自由人

 己を『”親も無し、妻無し、子無し”職も無し、ローンもなければストレスもなし』と詠んで、六無斎清々を僭称。

ゼロ金利・・・異例でなく正常

2010年10月05日 19時58分12秒 | コラム
 まともな経済活動であれば、ゼロ金利は社会的に正しいといえる。つまり当面自分が必要とする以上の余分な金があれば、お金を借りて企業を興し、雇用を生み出し、社会的購買力を高めようとするまともな起業家を支援するために、利子を取らないで金を貸すことは、高い道徳性を持つ経済活動を支援し、それに参加することである。その中で、経済が発展し、労働生産性か高まれば、労働価値説は絶対的真理だし、諸々の商品の価値は低下するし、物価が下がるのは当然である。物価が下がれば、利息などなくとも、貸しておいた金の値打ちは高まるし、借り手も貸し手も利となる。つまりウイン・ウインの関係が維持出来る。イスラム銀行が利子を取らないのはイスラム社会の教義を経済面で実践しようとする営みである。

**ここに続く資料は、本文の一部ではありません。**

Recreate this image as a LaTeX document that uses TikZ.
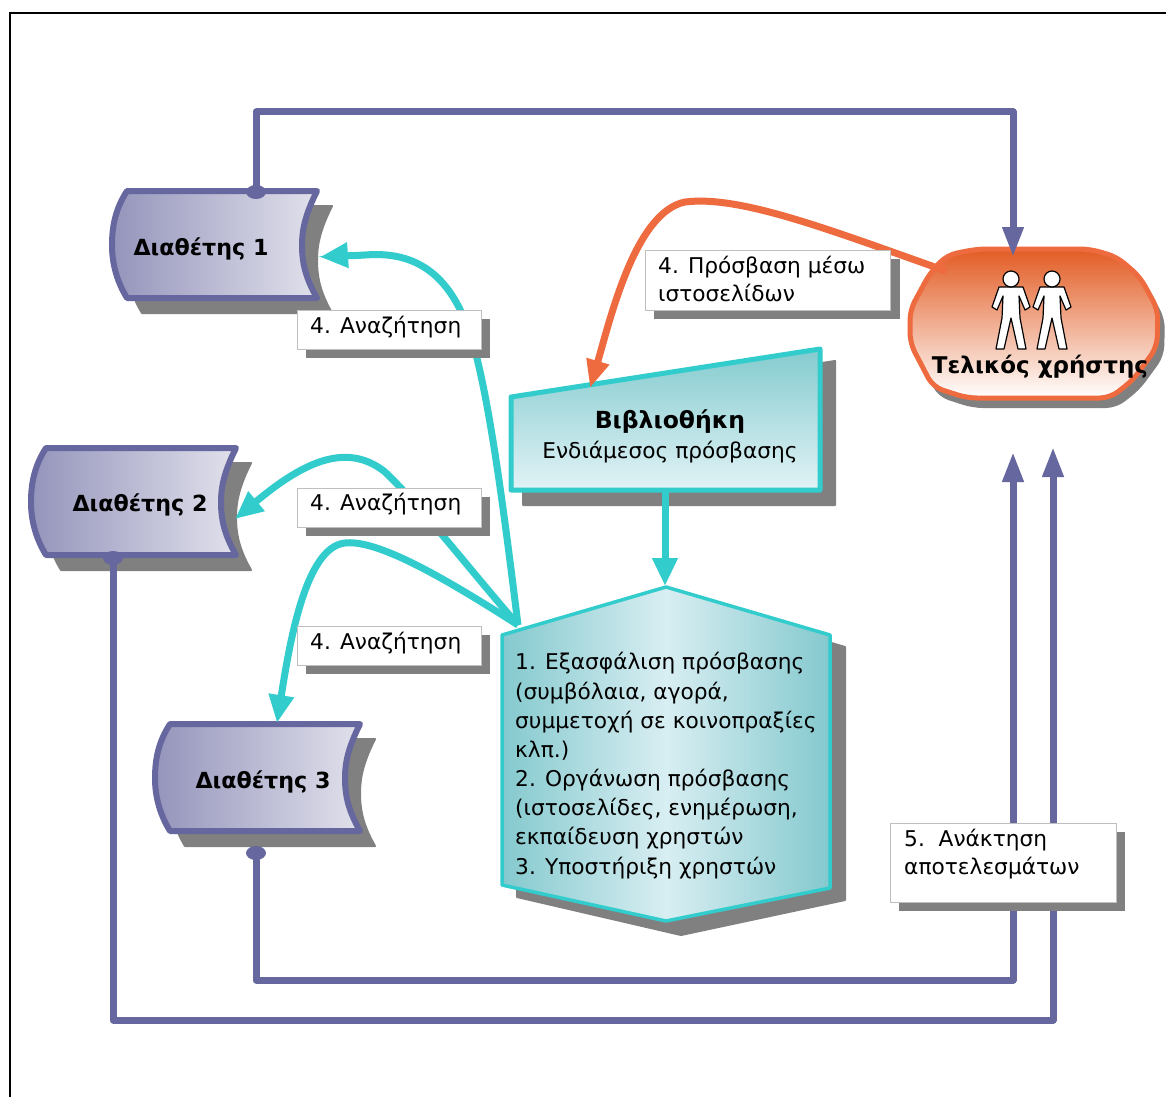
\documentclass[tikz,border=0pt]{standalone}
\usepackage{fontspec}
\setmainfont{DejaVu Sans}
\usetikzlibrary{arrows.meta}
\definecolor{bluel}{HTML}{67679F}
\definecolor{teall}{HTML}{33CCCC}
\definecolor{orangel}{HTML}{EE6A3F}
\definecolor{shad}{HTML}{808080}
\definecolor{libtop}{HTML}{84CBCF}
\definecolor{libbot}{HTML}{E2F3F6}
\definecolor{hexedge}{HTML}{84C9CE}
\definecolor{hexmid}{HTML}{D8EEF2}
\definecolor{usertop}{HTML}{E25C24}
\tikzset{
  x=1pt,y=-1pt,
  shadowfill/.style={fill=shad,line join=round,draw=shad,line width=2pt},
  docshape/.style={draw=bluel,line width=6pt,line join=round,left color=bluel!70,right color=bluel!20!white},
  bluelink/.style={draw=bluel,line width=7pt,line join=round},
  bluetip/.style={-{Triangle[length=30pt,width=20pt]}},
  teallink/.style={draw=teall,line width=7pt,-{Triangle[length=28pt,width=24pt]}},
  orangelink/.style={draw=orangel,line width=7pt,-{Triangle[length=28pt,width=22pt]}},
  dot/.style={fill=bluel,draw=none},
  labelbox/.style={draw=black!25,fill=white,line width=1pt},
  labelshadow/.style={fill=shad},
  bodytext/.style={font=\fontsize{21.7}{22}\selectfont,anchor=base west,inner sep=0pt},
  boldtext/.style={font=\fontsize{23}{23}\selectfont\bfseries,anchor=base,inner sep=0pt},
  doctext/.style={font=\fontsize{22.2}{23}\selectfont\bfseries,anchor=base,inner sep=0pt},
  person/.style={draw=black,fill=white,line width=1.2pt,line join=round}
}
\newcommand{\docpath}{(127,191) -- (317,191) .. controls (305,215) and (302,230) .. (302,245) .. controls (302,262) and (305,277) .. (317,298) -- (127,298) .. controls (116,280) and (112,262) .. (112,245) .. controls (112,225) and (116,208) .. (127,191) -- cycle}
\newcommand{\userpath}{(910,310) -- (930,273) -- (947,255) -- (977,249) -- (1090,249) -- (1117,257) -- (1140,277) -- (1158,310) -- (1157,347) -- (1133,380) -- (1110,398) -- (967,398) -- (933,387) -- (910,343) -- cycle}
\newcommand{\personat}[1]{%
  \begin{scope}[shift={(#1,0)}]
    \draw[person] (-12,287) -- (12,287) -- (19,307) -- (14,310) -- (8,296) -- (9,318) -- (15,349) -- (7,349) -- (0,318) -- (-7,349) -- (-15,349) -- (-9,318) -- (-8,296) -- (-14,310) -- (-19,307) -- cycle;
    \draw[person] (0,279) circle (8);
  \end{scope}}
\begin{document}
\begin{tikzpicture}
\useasboundingbox (0,0) rectangle (1166,1097);
\fill[white] (0,0) rectangle (1166,1097);
\draw[black,line width=1.6pt] (10,1097) -- (10,13) -- (1166,13);

% anchor points of the connectors
\coordinate (d1top) at (256,192);
\coordinate (d1in) at (320,257);
\coordinate (d2in) at (235,519);
\coordinate (d2bot) at (113,558);
\coordinate (d3in) at (277,723);
\coordinate (d3bot) at (256,853);
\coordinate (userN) at (1013,257);
\coordinate (userW) at (946,271);
\coordinate (userS1) at (1013,452);
\coordinate (userS2) at (1053,447);
\coordinate (libN) at (590,388);
\coordinate (libS) at (665,490);
\coordinate (hexN) at (665,586);
\coordinate (hexW) at (518,625);

% shadows
\fill[shadowfill,shift={(15,15)}] \docpath;
\fill[shadowfill,shift={(-66,272)}] \docpath;
\fill[shadowfill,shift={(58,548)}] \docpath;
\fill[shadowfill] (523,409) -- (835,361) -- (835,505) -- (523,505) -- cycle;
\fill[shadowfill] (517,647) -- (681,599) -- (845,647) -- (845,900) -- (681,935) -- (517,897) -- cycle;
\fill[shadowfill,shift={(6,9)},rounded corners=10pt] \userpath;

% blue connectors behind the shapes
\draw[bluelink] (d1top) -- (256,112) -- (1013,112) -- (1013,230);
\draw[bluelink] (d2bot) -- (113,1020) -- (1053,1020) -- (1053,470);
\draw[bluelink] (d3bot) -- (256,980) -- (1013,980) -- (1013,475);

% shapes
\path[docshape] \docpath;
\path[docshape,shift={(-81,257)}] \docpath;
\path[docshape,shift={(43,533)}] \docpath;
\path[draw=teall,line width=5pt,line join=round,top color=libtop,bottom color=libbot] (511,397) -- (820,349) -- (820,490) -- (511,490) -- cycle;
\path[draw=teall,line width=3.5pt,line join=round,left color=hexedge,right color=hexedge,middle color=hexmid] (666,587) -- (830,635) -- (830,888) -- (666,921) -- (502,885) -- (502,635) -- cycle;
\path[draw=orangel,line width=5pt,rounded corners=10pt,top color=usertop,bottom color=white] \userpath;
\personat{1011}
\personat{1052}

% blue dots and tips
\fill[dot] (d1top) ellipse (10 and 7);
\fill[dot] (d2bot) ellipse (10 and 7);
\fill[dot] (d3bot) ellipse (10 and 7);
\draw[bluelink,bluetip] (1013,225) -- (userN);
\draw[bluelink,bluetip] (1013,485) -- (userS1);
\draw[bluelink,bluetip] (1053,480) -- (userS2);

% teal and orange connectors
\draw[teallink] (hexW) .. controls (505,520) and (490,400) .. (472,340) .. controls (455,285) and (425,250) .. (365,255) .. controls (350,256) and (335,256) .. (d1in);
\draw[teallink] (hexW) .. controls (470,570) and (420,505) .. (385,472) .. controls (345,440) and (300,465) .. (d2in);
\draw[teallink] (hexW) .. controls (440,575) and (370,535) .. (340,544) .. controls (305,555) and (290,640) .. (d3in);
\draw[teallink] (libS) -- (hexN);
\draw[orangelink] (userW) .. controls (830,230) and (740,195) .. (685,202) .. controls (635,212) and (610,320) .. (libN);

% label boxes
\fill[labelshadow] (306,319) rectangle (490,358);
\fill[labelshadow] (306,497) rectangle (490,536);
\fill[labelshadow] (306,635) rectangle (490,674);
\fill[labelshadow] (654,259) rectangle (900,319);
\fill[labelshadow] (899,832) rectangle (1125,911);
\draw[labelbox] (297,310) rectangle (481,349);
\draw[labelbox] (297,488) rectangle (481,527);
\draw[labelbox] (297,626) rectangle (481,665);
\draw[labelbox] (645,250) rectangle (890,310);
\draw[labelbox] (890,823) rectangle (1116,902);

% texts
\node[doctext] (tD1) at (201,255) {Διαθέτης 1};
\node[doctext] (tD2) at (140,511) {Διαθέτης 2};
\node[doctext] (tD3) at (263,788) {Διαθέτης 3};
\node[boldtext] (tUser) at (1040,373) {Τελικός χρήστης};
\node[boldtext,font=\fontsize{23.5}{24}\selectfont\bfseries] (tLib) at (670,428) {Βιβλιοθήκη};
\node[bodytext,anchor=base] (tLib2) at (670,458) {Ενδιάμεσος πρόσβασης};
\node[bodytext] (lA) at (310,333) {4. Αναζήτηση};
\node[bodytext] (lB) at (310,510) {4. Αναζήτηση};
\node[bodytext] (lC) at (310,649) {4. Αναζήτηση};
\node[bodytext] (lP1) at (658,273) {4. Πρόσβαση μέσω};
\node[bodytext] (lP2) at (658,301) {ιστοσελίδων};
\node[bodytext] (lR1) at (904,846) {5.\ \ Ανάκτηση};
\node[bodytext] (lR2) at (904,874) {αποτελεσμάτων};
\node[bodytext] (h1) at (515,669) {1. Εξασφάλιση πρόσβασης};
\node[bodytext] (h2) at (515,699) {(συμβόλαια, αγορά,};
\node[bodytext] (h3) at (515,728) {συμμετοχή σε κοινοπραξίες};
\node[bodytext] (h4) at (515,757) {κλπ.)};
\node[bodytext] (h5) at (515,786) {2. Οργάνωση πρόσβασης};
\node[bodytext] (h6) at (515,815) {(ιστοσελίδες, ενημέρωση,};
\node[bodytext] (h7) at (515,844) {εκπαίδευση χρηστών};
\node[bodytext] (h8) at (515,874) {3. Υποστήριξη χρηστών};
\end{tikzpicture}
\end{document}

 物価が引き続き上昇する現象をインフレーションと言い、引き続き下がることをデフレーションというのは、中学生でも学ぶ経済の基礎だが。今日、日銀がゼロ金利政策を、インフレ傾向(物価がが1%上昇する)まで持続する決定をしたのだが、何かデフレが経済不況の元凶なみに捉えられているが大きな間違いといえるだろう。高い道徳性を持つ経済活動が行われていれば、前に述べた利子のない社会が成り立つ。金を貸した預金者は、金を借りて企業活動を行う人の社会的道義を期待しているのであって、両者ともそういう経済活動によっえ恩恵を受けるものである。

 所が、命名は非の打ち所がないのだが、“新自由主義”というなの経済活動は、一部の勝ち組と大多数の負け組を生み出す仕組みとなっている。勝ち組の論理は、自分は能力があり最大限の努力をしたのだ、そうしたものが豊かな生活を出来るのが当たり前、怠けていて貧乏するのは自己責任だ、と考える。アメリカの勝ち組の象徴、“要塞の街の住人”、日本の“六本木ビルの住人”の人間性は如何なものなのであろう、、、。

 腐れ資本主義(故青木雄二氏の言)の暴走は止まることを知らないが、生産性向上という点では資本主義は最高の名馬、駿馬である、しかし人間が乗りこなすには、鐙と轡が欠かせない。市場経済というのはアダムスミスの“見えざる神の手”に任せると言うことであり、上がりすぎた市場価格は引き下げ、下がりすぎた市場価格を引き上げる、Y軸上にある見えざる手とは、その商品の価値(社会的労働量)であると言える。交換の仲立ちとしての貨幣、社会的労働量をこよなく表現できたこの地上の物質が“金”であり、金本位が実現していた頃は、ほぼ10年おきの景気の変動はあったが、金の保有量が“轡”を役割を果たしていた。

 資本主義国の全てが金本位を維持できなくなり、国際的には、世界の富み(金で表せる)を集めたイギリスのポンド、第2次大戦後はドルが世界通貨の役割を果たしたが、各国は、何時でも金の交換出来るとの約束があればこそ、ポンドやドルに世界通貨の代役を任せていた。世界各地の軍事基地の維持費、ベトナム戦争の戦費をドルで支払ったアメリカは、輪転機で大量のドル紙幣を世界中にばらまいた。当然ドルを蓄えた国は、不安に感じ、金との交換を意図したし、突然のドルと金の交換停止
(ニクソンショック)によって、“轡”も外されてしまった。瞬く間にドル安、円高が進み、それまでの1ドル=360円のレートが、200円台になり、現在では80円台、かっての四分の一になっている。その間せっせと貯め込んだ外貨準備高(ドル建ての)は目減りし、その分アメリカに貢いだ形になっていることを忘れてはいけない。